Short exercise — Beginning with the line that contains "Recreate this image", retype the entries below exactly, ending with the line that contains "const seriesNames = ['Cont". Leave out any pictures.

[Start of Provided data]

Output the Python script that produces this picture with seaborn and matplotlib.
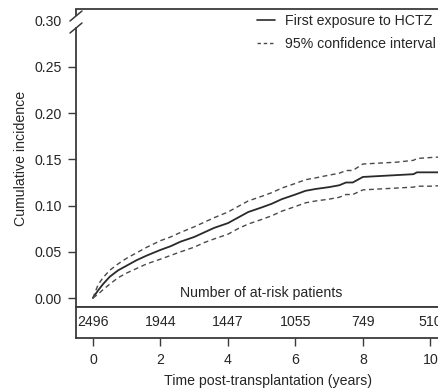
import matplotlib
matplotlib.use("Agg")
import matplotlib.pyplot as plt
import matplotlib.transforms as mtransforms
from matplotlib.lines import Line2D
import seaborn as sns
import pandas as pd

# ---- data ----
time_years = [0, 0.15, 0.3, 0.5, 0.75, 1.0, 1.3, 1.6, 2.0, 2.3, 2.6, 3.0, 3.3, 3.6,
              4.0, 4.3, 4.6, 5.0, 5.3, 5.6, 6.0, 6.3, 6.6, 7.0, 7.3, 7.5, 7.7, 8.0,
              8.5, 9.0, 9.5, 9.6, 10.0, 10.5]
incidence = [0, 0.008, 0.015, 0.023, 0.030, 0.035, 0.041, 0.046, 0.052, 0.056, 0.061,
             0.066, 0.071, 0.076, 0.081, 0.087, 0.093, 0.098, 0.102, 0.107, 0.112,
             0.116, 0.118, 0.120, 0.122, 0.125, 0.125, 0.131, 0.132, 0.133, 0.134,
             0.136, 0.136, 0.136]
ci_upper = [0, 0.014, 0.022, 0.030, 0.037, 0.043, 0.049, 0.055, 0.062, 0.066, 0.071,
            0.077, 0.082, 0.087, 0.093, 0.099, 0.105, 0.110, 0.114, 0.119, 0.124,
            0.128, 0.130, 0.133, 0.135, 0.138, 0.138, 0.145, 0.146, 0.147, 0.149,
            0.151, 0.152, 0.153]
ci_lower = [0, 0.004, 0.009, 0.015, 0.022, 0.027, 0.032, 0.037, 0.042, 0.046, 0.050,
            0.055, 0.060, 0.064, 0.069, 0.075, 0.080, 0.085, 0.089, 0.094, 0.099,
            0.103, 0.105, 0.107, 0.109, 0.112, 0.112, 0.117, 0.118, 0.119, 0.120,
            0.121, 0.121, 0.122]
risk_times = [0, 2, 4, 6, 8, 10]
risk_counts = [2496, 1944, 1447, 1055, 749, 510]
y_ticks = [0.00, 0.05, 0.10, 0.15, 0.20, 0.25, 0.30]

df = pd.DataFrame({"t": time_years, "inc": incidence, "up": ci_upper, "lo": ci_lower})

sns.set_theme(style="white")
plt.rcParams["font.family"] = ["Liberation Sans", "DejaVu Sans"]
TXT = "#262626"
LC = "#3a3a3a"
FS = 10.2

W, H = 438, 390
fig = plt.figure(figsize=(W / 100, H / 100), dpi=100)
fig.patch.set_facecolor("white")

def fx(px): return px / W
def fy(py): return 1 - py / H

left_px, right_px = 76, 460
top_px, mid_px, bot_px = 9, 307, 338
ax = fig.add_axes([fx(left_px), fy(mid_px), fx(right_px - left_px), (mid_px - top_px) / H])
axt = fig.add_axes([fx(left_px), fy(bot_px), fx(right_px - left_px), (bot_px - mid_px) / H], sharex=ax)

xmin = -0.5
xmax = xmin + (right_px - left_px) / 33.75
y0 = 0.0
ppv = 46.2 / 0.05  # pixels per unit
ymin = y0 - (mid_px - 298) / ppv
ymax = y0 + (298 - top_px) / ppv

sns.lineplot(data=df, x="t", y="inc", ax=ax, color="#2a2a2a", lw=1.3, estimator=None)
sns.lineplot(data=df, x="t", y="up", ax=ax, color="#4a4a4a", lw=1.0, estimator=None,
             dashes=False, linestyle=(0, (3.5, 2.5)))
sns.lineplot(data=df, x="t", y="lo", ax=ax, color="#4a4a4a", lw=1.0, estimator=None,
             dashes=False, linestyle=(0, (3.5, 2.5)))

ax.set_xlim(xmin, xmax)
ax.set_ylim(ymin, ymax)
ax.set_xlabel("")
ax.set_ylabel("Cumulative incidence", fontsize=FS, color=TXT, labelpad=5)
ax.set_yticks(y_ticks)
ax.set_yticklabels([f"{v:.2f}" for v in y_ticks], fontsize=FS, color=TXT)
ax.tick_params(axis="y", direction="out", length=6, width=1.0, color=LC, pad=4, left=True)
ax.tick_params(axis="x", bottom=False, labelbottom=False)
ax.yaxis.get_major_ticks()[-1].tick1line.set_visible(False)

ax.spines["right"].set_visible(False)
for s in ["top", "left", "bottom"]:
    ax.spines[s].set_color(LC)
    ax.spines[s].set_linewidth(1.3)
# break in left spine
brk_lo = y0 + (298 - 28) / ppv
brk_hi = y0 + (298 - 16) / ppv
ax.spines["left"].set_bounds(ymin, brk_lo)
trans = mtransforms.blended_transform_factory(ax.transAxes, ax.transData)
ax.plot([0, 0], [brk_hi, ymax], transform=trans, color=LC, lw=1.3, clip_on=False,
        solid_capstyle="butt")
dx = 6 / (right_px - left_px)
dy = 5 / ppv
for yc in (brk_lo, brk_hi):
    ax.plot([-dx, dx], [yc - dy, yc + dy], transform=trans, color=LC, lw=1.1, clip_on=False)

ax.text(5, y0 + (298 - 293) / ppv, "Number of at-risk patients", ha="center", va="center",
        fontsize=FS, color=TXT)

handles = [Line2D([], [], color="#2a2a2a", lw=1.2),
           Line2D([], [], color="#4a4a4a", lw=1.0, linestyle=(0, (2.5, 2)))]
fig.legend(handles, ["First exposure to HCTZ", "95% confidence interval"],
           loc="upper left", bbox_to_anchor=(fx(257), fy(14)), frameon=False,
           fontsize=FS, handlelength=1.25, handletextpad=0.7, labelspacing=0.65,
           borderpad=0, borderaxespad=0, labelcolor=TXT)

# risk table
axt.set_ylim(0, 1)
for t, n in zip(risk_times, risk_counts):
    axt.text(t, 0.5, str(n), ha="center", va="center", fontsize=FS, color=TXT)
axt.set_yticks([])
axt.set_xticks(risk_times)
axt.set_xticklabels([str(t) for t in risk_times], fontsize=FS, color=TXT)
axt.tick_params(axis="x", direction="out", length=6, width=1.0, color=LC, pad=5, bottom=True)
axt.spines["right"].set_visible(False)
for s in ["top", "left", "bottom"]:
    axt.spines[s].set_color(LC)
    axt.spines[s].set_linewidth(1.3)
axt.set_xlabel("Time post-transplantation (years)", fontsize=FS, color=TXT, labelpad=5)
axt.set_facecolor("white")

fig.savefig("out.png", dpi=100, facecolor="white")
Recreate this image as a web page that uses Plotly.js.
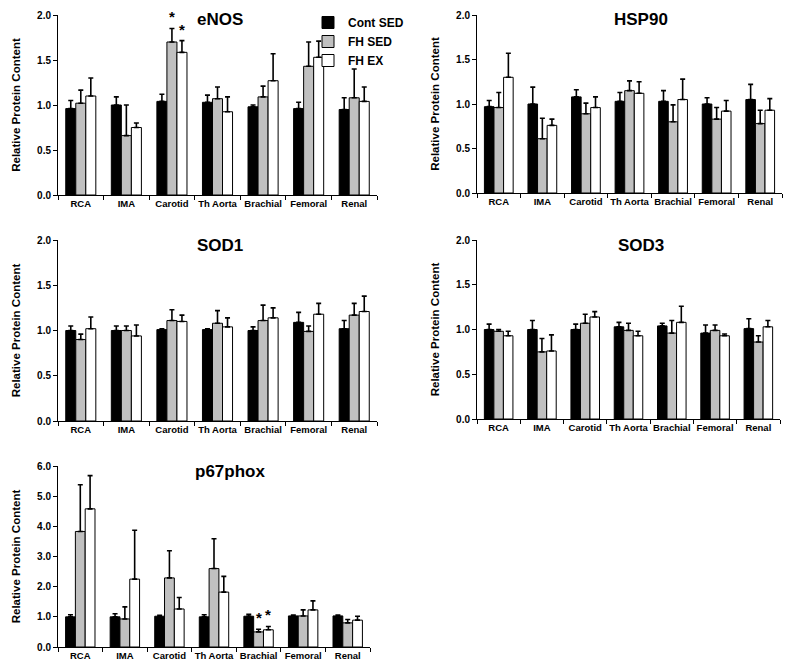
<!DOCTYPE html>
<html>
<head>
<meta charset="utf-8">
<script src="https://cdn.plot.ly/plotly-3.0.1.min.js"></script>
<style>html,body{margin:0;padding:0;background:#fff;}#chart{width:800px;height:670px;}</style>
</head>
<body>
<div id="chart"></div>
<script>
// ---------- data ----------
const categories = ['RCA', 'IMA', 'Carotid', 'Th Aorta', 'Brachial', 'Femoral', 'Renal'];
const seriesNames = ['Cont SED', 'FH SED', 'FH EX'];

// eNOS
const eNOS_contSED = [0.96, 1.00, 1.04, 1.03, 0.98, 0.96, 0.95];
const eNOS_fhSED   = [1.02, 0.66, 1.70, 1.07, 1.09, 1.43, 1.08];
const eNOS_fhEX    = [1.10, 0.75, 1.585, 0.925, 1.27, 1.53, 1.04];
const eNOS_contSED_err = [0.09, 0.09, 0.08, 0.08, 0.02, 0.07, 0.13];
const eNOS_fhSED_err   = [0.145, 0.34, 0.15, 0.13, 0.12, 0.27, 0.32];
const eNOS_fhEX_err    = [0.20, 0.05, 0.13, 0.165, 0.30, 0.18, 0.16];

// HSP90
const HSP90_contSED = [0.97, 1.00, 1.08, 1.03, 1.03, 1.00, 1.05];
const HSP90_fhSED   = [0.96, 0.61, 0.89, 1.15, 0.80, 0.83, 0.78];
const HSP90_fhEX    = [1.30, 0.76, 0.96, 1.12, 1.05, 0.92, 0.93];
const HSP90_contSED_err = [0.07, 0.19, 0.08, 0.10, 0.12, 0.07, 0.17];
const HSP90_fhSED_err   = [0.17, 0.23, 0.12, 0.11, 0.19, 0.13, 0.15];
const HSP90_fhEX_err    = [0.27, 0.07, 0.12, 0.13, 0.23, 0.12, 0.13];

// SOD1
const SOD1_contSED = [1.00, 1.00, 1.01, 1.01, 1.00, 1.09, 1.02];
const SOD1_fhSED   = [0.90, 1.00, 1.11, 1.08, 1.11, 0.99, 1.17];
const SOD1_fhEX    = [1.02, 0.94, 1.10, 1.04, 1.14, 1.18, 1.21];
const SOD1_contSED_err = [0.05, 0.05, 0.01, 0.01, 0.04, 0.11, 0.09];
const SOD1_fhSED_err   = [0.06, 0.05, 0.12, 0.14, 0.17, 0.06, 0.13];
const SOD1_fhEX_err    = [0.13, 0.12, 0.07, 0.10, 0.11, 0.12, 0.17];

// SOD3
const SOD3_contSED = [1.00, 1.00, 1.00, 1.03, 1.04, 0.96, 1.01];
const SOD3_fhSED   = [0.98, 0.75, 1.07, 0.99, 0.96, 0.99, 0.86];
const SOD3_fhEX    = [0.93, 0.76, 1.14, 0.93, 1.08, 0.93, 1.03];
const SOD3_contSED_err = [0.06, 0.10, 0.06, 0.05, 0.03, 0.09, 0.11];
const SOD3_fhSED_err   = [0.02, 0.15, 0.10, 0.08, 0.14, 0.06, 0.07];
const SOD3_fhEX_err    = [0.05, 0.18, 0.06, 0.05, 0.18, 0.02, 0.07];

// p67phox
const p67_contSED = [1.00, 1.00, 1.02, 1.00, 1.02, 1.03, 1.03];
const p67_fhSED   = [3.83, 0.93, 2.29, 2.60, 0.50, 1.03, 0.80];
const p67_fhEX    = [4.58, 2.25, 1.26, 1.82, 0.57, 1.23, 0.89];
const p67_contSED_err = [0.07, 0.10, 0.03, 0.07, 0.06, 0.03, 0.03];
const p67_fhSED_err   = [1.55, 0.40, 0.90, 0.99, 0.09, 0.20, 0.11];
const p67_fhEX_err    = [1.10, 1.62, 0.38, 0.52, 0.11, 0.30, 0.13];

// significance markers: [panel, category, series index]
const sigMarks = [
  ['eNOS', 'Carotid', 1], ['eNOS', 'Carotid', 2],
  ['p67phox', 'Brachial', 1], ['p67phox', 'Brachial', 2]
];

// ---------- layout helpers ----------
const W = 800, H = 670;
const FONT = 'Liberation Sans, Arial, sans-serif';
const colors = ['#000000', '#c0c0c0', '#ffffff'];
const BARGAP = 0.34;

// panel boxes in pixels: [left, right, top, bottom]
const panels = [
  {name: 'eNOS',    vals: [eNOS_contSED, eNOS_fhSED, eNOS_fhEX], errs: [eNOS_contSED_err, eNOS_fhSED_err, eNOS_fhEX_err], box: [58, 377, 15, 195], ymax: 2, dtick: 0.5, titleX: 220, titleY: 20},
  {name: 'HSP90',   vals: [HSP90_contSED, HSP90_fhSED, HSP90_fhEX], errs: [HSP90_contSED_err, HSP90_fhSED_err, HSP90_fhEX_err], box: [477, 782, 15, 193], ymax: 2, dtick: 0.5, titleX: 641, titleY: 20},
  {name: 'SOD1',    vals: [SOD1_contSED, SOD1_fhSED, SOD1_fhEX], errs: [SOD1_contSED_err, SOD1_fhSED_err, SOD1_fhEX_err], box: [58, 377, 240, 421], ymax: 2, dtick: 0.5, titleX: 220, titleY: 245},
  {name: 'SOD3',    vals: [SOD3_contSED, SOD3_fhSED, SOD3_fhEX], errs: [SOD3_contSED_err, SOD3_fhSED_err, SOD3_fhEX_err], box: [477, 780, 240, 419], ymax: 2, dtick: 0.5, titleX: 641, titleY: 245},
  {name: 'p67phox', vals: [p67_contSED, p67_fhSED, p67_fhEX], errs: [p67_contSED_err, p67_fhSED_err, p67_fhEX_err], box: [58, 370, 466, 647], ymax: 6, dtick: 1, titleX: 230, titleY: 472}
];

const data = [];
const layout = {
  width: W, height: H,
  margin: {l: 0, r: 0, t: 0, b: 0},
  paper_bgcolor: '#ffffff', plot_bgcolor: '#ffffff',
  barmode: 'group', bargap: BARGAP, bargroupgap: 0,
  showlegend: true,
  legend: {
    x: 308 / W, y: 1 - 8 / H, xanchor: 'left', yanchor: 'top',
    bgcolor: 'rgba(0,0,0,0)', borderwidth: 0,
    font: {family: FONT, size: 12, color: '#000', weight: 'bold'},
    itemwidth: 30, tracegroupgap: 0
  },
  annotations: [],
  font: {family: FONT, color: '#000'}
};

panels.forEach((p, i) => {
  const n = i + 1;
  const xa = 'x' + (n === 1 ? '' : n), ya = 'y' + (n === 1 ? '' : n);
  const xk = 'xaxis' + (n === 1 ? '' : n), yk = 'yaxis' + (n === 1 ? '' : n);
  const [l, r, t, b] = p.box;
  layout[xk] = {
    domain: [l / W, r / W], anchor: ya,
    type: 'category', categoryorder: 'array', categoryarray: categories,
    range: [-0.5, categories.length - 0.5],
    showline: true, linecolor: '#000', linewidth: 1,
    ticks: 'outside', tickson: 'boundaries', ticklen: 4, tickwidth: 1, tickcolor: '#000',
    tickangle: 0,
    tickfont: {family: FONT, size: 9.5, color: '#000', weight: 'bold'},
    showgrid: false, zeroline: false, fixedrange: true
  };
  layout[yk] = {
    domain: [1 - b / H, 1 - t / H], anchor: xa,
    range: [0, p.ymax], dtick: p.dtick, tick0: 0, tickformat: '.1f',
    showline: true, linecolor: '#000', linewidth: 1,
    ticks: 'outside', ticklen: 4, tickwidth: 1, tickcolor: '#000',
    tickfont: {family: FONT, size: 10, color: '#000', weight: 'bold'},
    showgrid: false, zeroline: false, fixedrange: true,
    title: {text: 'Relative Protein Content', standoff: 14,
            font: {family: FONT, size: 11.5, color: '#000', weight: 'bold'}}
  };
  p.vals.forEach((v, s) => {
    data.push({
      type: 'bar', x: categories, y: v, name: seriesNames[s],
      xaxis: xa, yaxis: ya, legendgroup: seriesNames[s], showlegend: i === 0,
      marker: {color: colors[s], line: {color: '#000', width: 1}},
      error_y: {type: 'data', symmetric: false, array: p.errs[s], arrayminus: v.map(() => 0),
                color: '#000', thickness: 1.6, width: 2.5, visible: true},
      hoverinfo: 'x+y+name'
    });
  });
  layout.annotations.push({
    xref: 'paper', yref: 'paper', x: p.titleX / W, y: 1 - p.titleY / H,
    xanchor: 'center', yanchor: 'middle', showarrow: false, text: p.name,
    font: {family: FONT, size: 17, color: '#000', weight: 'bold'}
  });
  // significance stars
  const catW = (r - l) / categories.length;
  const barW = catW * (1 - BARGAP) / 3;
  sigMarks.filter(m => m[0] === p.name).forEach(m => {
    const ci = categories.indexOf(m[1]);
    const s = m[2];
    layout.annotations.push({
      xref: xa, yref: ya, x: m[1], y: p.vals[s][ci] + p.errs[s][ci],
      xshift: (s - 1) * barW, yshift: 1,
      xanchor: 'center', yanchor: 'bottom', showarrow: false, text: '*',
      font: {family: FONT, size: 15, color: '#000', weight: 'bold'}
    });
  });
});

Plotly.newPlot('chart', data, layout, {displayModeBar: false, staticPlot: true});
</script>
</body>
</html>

[End of Provided data]

Solution to this exercise —
Recreate this image as a web page that uses Plotly.js.
<!DOCTYPE html>
<html>
<head>
<meta charset="utf-8">
<script src="https://cdn.plot.ly/plotly-3.0.1.min.js"></script>
<style>html,body{margin:0;padding:0;background:#fff;}#chart{width:800px;height:670px;}</style>
</head>
<body>
<div id="chart"></div>
<script>
// ---------- data ----------
const categories = ['RCA', 'IMA', 'Carotid', 'Th Aorta', 'Brachial', 'Femoral', 'Renal'];
const seriesNames = ['Cont SED', 'FH SED', 'FH EX'];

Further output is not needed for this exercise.